David Goldston, legislative director for Rep. Sherwood Boehlert (R.-N.Y.) one of the authors, said, "Someone meant to obliterate the act, and they did."

He said it was unclear whether the weakening of the law only applied to the Defense Department or was designed to impact all federal agencies, as it has been interpreted.

It is possible that the Defense Department did not want to do the necessary paperwork to show compliance, he said.

Goldston said Boehlert is interested in reinstating the deleted sections of the act, and his office was trying to figure out how.

"You can't just repeal the repeal," he said.

Also interested in putting the rules back in place is Duncan Farrell, general manager of the Society of Travel Agents in Government (STAG), who said the act assured federal travelers "a safe travel experience."

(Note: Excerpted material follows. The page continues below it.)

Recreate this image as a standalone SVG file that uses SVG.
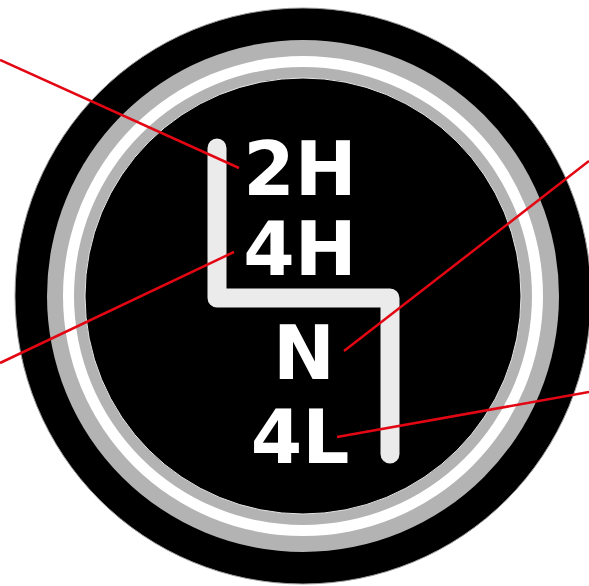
<svg xmlns="http://www.w3.org/2000/svg" width="589" height="586" viewBox="0 0 589 586">
<style>
.lbl{font-family:"DejaVu Sans","Liberation Sans",sans-serif;font-weight:bold;font-size:74px;fill:#ffffff;text-anchor:middle}
.lead{stroke:#e30613;stroke-width:2.5;fill:none}
</style>
<rect width="589" height="586" fill="#ffffff"/>
<g id="knob">
<circle cx="303" cy="296" r="288" fill="#000000" stroke="#9a9a9a" stroke-width="1"/>
<circle cx="303" cy="296" r="256" fill="#b3b3b3"/>
<circle cx="303" cy="296" r="240" fill="#ffffff"/>
<circle cx="303" cy="296" r="229" fill="#b3b3b3"/>
<circle cx="303" cy="296" r="218" fill="#000000" stroke="#e6e6e6" stroke-width="1"/>
</g>
<g id="gate">
<path d="M217,148 V298 H390 V454" fill="none" stroke="#ebebeb" stroke-width="19" stroke-linecap="round" stroke-linejoin="round"/>
</g>
<g id="label-2H"><text class="lbl" x="300" y="195">2H</text></g>
<g id="label-4H"><text class="lbl" x="300" y="275">4H</text></g>
<g id="label-N"><text class="lbl" x="304" y="379">N</text></g>
<g id="label-4L"><text class="lbl" x="300" y="463">4L</text></g>
<g id="connectors">
<line class="lead" x1="0" y1="60" x2="239" y2="168"/>
<line class="lead" x1="0" y1="363" x2="234" y2="252"/>
<line class="lead" x1="344" y1="351" x2="589" y2="161"/>
<line class="lead" x1="337" y1="437" x2="589" y2="392"/>
</g>
</svg>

He said weakening of the law causes concerns for STAG because it opens liability questions for agents who book government travel.

Farrell said the law produced satisfactory results in terms of compliance.

He cited a 1995 survey by the GAO that found compliance was higher than required by the law.

Seventy-six of 96 federal departments responded to the survey, and an average of 83.3% showed compliance.

Farrell said that if accounting for compliance is an issue, reporting by both hotels and government agencies can be accomplished by using automated systems. But stopping the program outright is not the answer.

"Our concern is that any lapse in the process may make it difficult to play catch-up," Farrell said.

The change in the law does not appear to impact another aspect of the Fire Safety Act that requires government agencies to hold all meetings, conventions and training sessions at properties that meet the fire safety requirements, officials said.

Nor, according to the USFA, does it impact a requirement that state fire marshals report to the USFA on complying properties.

The agency still is required to keep a master list of the information reported by states, Bathurst said.